HC Deb 09 April 1984 vol 58 cc8-9
9. Mr. Snape

asked the Secretary of State for Transport whether he has met the chairman of London Transport to discuss future manpower levels on London's bus and underground services.

Mr. Ridley

I have noted with interest the chairman's views, expressed in his 1983 plan and other public statements, that considerable manpower savings are possible on London Transport without detriment to the quality of service offered to Londoners.

Mr. Snape

Is the right hon. Gentleman aware that that splendid organisation Capital to which the hon. Member for Surbiton (Mr. Tracey) referred, has projected more than 13,000 job losses for bus and Underground staff?

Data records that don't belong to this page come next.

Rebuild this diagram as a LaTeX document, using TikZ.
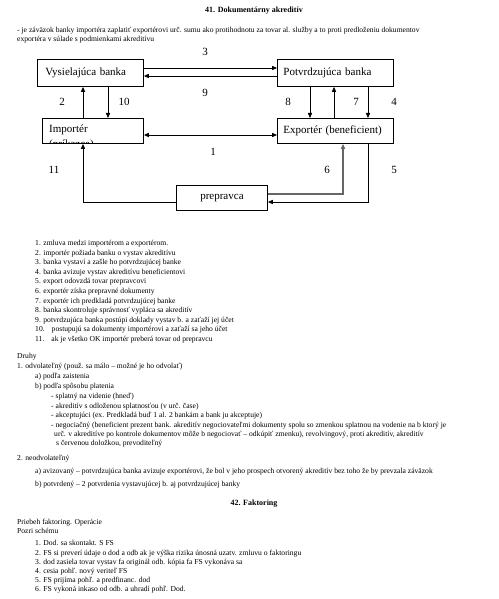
\documentclass[tikz,border=0pt]{standalone}
\usepackage{fontspec}
\setmainfont{Liberation Serif}
\usetikzlibrary{arrows.meta}
\begin{document}
\begin{tikzpicture}[x=1pt,y=-1pt,
  box/.style={draw,line width=0.9pt,anchor=north west,inner ysep=0pt,align=left,font=\fontsize{11}{12.6}\selectfont},
  arr/.style={line width=0.8pt,-{Triangle[length=5pt,width=4.2pt]}},
  dbl/.style={line width=0.8pt,{Triangle[length=5pt,width=4.2pt]}-{Triangle[length=5pt,width=4.2pt]}},
  num/.style={font=\fontsize{11}{12}\selectfont,inner sep=0pt},
  txt/.style={font=\fontsize{7.6}{9.6}\selectfont,anchor=base west,inner sep=0pt},
  ttl/.style={font=\fontsize{8}{9.6}\selectfont\bfseries,anchor=base,inner sep=0pt}]
\useasboundingbox (0,0) rectangle (498,599);

% ---------- header ----------
\node[ttl] (h41) at (254,12.5) {41. Dokumentárny akreditív};
\node[txt] (p1) at (17,32.5) {- je záväzok banky importéra zaplatiť exportérovi urč. sumu ako protihodnotu za tovar al. služby a to proti predloženiu dokumentov};
\node[txt] (p2) at (17,41.5) {exportéra v súlade s podmienkami akreditívu};

% ---------- diagram ----------
\node[box,minimum width=106pt,minimum height=27pt,text width=90pt,inner xsep=8pt] (vys) at (37,59) {Vysielajúca banka};
\node[box,minimum width=116pt,minimum height=27pt,text width=104pt,inner xsep=6pt] (pot) at (277,59) {Potvrdzujúca banka};
\node[box,minimum width=101pt,minimum height=25pt] (imp) at (42,118) {};
\begin{scope}
  \clip (imp.south west) rectangle (imp.north east);
  \node[anchor=base west,inner sep=0pt,align=left,font=\fontsize{11}{14.8}\selectfont] (imptxt) at (49,147.2) {Importér\\(príkazca)};
\end{scope}
\node[box,minimum width=116pt,minimum height=25pt,text width=104pt,inner xsep=6pt] (exp) at (277,118) {Exportér (beneficient)};
\node[box,minimum width=91pt,minimum height=25pt,align=center] (pre) at (176,185) {prepravca};

\coordinate (r3) at (0,68);
\coordinate (r9) at (0,76);
\coordinate (r1) at (0,135);
\coordinate (r6) at (0,194);
\coordinate (r11) at (0,202);
\coordinate (c2) at (83,0);
\coordinate (c10) at (108,0);
\coordinate (c8) at (310,0);
\coordinate (c7) at (334,0);
\coordinate (c4) at (368,0);
\coordinate (c6) at (343,0);

\draw[arr] (vys.east |- r3) -- (pot.west |- r3);
\draw[arr] (pot.west |- r9) -- (vys.east |- r9);
\draw[arr] (imp.north -| c2) -- (vys.south -| c2);
\draw[arr] (vys.south -| c10) -- (imp.north -| c10);
\draw[arr] (pot.south -| c8) -- (exp.north -| c8);
\draw[arr] (exp.north -| c7) -- (pot.south -| c7);
\draw[arr] (pot.south -| c4) -- (exp.north -| c4);
\draw[dbl] (imp.east |- r1) -- (exp.west |- r1);
\draw[arr] (pre.west |- r11) -| (imp.south -| c2);
\draw[arr,color=black!60,line width=1.1pt] (pre.east |- r6) -| (exp.south -| c6);
\draw[arr] (exp.south -| c4) |- (pre.east |- r11);

\node[num] (n3) at (205,52) {3};
\node[num] (n9) at (205,93) {9};
\node[num] (n2) at (62,102) {2};
\node[num] (n10) at (124,102) {10};
\node[num] (n8) at (288,102) {8};
\node[num] (n7) at (356,102) {7};
\node[num] (n4) at (394,102) {4};
\node[num] (n1) at (213,152) {1};
\node[num] (n11) at (54,170) {11};
\node[num] (n6) at (327,170) {6};
\node[num] (n5) at (394,170) {5};

% ---------- numbered list ----------
\node[txt] (l1) at (35,245.5) {1. zmluva medzi importérom a exportérom.};
\node[txt] (l2) at (35,255.1) {2. importér požiada banku o vystav akreditívu};
\node[txt] (l3) at (35,264.7) {3. banka vystaví a zašle ho potvrdzujúcej banke};
\node[txt] (l4) at (35,274.3) {4. banka avizuje vystav akreditívu beneficientovi};
\node[txt] (l5) at (35,283.9) {5. export odovzdá tovar prepravcovi};
\node[txt] (l6) at (35,293.5) {6. exportér získa prepravné dokumenty};
\node[txt] (l7) at (35,303.1) {7. exportér ich predkladá potvrdzujúcej banke};
\node[txt] (l8) at (35,312.7) {8. banka skontroluje správnosť vypláca sa akreditív};
\node[txt] (l9) at (35,322.3) {9. potvrdzujúca banka postúpi doklady vystav b. a zaťaží jej účet};
\node[txt] (l10) at (35,331.9) {10.\hspace{7pt}postupujú sa dokumenty importérovi a zaťaží sa jeho účet};
\node[txt] (l11) at (35,341.5) {11.\hspace{7pt}ak je všetko OK importér preberá tovar od prepravcu};

% ---------- druhy ----------
\node[txt] (d0) at (17,358.5) {Druhy};
\node[txt] (d1) at (17,368.5) {1. odvolateľný (použ. sa málo – možné je ho odvolať)};
\node[txt] (d2) at (35,378.5) {a) podľa zaistenia};
\node[txt] (d3) at (35,388.5) {b) podľa spôsobu platenia};
\node[txt] (d4) at (51,398.5) {- splatný na videnie (hneď)};
\node[txt] (d5) at (51,408.5) {- akreditív s odloženou splatnosťou (v urč. čase)};
\node[txt] (d6) at (51,417.5) {- akceptujúci (ex. Predkladá buď 1 al. 2 bankám a bank ju akceptuje)};
\node[txt] (d7) at (51,427.5) {- negociačný (beneficient prezent bank. akreditív negociovateľmi dokumenty spolu so zmenkou splatnou na vodenie na b ktorý je};
\node[txt] (d8) at (54,436.5) {urč. v akreditíve po kontrole dokumentov môže b negociovať – odkúpiť zmenku), revolvingový, proti akreditív, akreditív};
\node[txt] (d9) at (56,445.5) {s červenou doložkou, prevoditeľný};
\node[txt] (d10) at (17,460) {2. neodvolateľný};
\node[txt] (d11) at (35,473.5) {a) avizovaný – potvrdzujúca banka avizuje exportérovi, že bol v jeho prospech otvorený akreditív bez toho že by prevzala záväzok};
\node[txt] (d12) at (35,486.5) {b) potvrdený – 2 potvrdenia vystavujúcej b. aj potvrdzujúcej banky};

% ---------- faktoring ----------
\node[ttl] (h42) at (254,505.5) {42. Faktoring};
\node[txt] (f0) at (17,524.5) {Priebeh faktoring. Operácie};
\node[txt] (f00) at (17,533.5) {Pozri schému};
\node[txt] (f1) at (35,545.5) {1. Dod. sa skontakt. S FS};
\node[txt] (f2) at (35,555) {2. FS si preverí údaje o dod a odb ak je výška rizika únosná uzatv. zmluvu o faktoringu};
\node[txt] (f3) at (35,564.5) {3. dod zasiela tovar vystav fa originál odb. kópia fa FS vykonáva sa};
\node[txt] (f4) at (35,573.5) {4. cesia pohľ. nový veriteľ FS};
\node[txt] (f5) at (35,582.5) {5. FS prijíma pohľ. a predfinanc. dod};
\node[txt] (f6) at (35,591.5) {6. FS vykoná inkaso od odb. a uhradí pohľ. Dod.};
\end{tikzpicture}
\end{document}
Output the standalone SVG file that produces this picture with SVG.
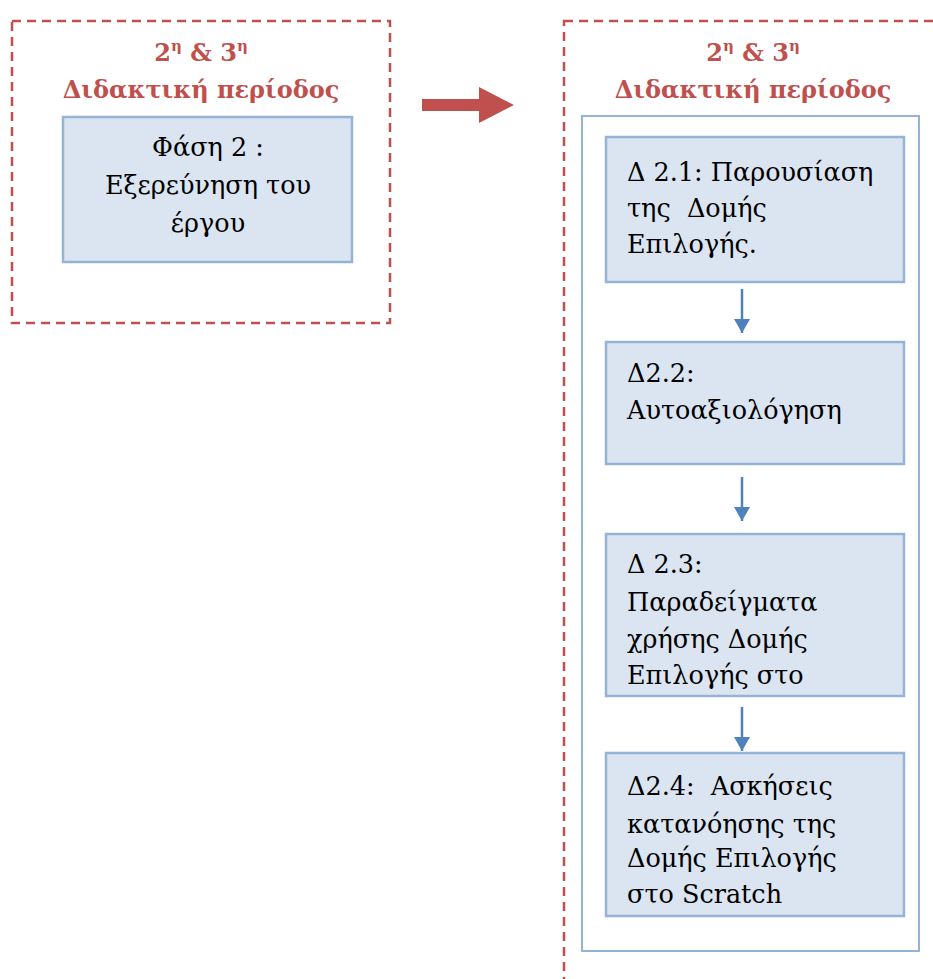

Is he further aware that the transport correspondent of the Financial Times reported on 21 March that the Department wants between 12,000 and 14,000 job losses during the next few years? Has there been some collusion between those two unlikely sources? What is the right hon. Gentleman's estimate of job losses when the London Regional Transport Bill becomes law?

Mr. Ridley

I can confirm neither figure, nor would it be for me to do so. I shall leave the efficiency of London's transport to the future chairman of LRT when he takes office. However, I must point out that since 1971 there has been a decline of 25 per cent. in the number of passengers using London Transport, but a decline of only 5 per cent. in the number of staff serving them.

Mr. Bottomley

Does my right hon. Friend accept that London travellers and ratepayers want an improvement in the efficiency and productivity of London Transport? Will he discuss with the chairman exactly what contribution Les Huckfield and Arthur Latham are making to the efficiency of——

Mr. Norman Atkinson

Now tell him, Mr. Speaker——

Mr. Bottomley

—either London Transport or the board?

Mr. Ridley

I entirely agree with my hon. Friend. We can secure——

Mr. Flannery

That supplementary was nothing to do with the question.

Mr. Ridley

We can secure that increase in efficiency when London Regional Transport comes under my Department. The money spent on Capital could have been better employed in helping the disabled or some other group that really needs help. It is extraordinary how their interests have been ignored and money thrown at other causes instead.

Mr. Spearing

Does the Secretary of State agree that while, theoretically, the single manning of buses in central London can be shown to be marginally more economic, in efficiency and availability there are severe disadvantages to such a system?

Mr. Ridley

No, Sir. The economic advantages are obvious and can be costed in millions. London Transport's studies show that the assault rate on bus staff per bus-mile on buses with conductors was 4.3 times higher than on buses operated by one person.

Mr. Parris

Will my right hon. Friend confirm that if manpower can be saved on London Transport, a better service can be provided for lower fares?

Mr. Ridley

Of course, my hon. Friend is right. It also means that we can take some of the burden off the ratepayers, as I hope to demonstrate later today. I hope that my hon. Friend will stay to listen to me.

Mr. Stephen Ross

Is the right hon. Gentleman aware that, as a ratepayer in London, I am about to lose my rights to direct representation to the GLC or the LRT authority, which will now be run by the Secretary of State's Department? I plead with him to give more thought to the answer that he gave to the hon. Member for Newham, South (Mr. Spearing). Is the right hon. Gentleman not aware that to travel on a one-man-operated bus in London in peak hours is an absolute disaster, and that any saving is not worth making? Do not the statistics which the right hon. Gentleman has given relate to after midnight?

Mr. Ridley

In a way, it is a pity that the hon. Gentleman will benefit in two directions. As a ratepayer in London he will have a reduction in the rates that he has to pay and, secondly, he can come to the House and raise his grievances direct with me across the Floor. I cannot think of anything better for him.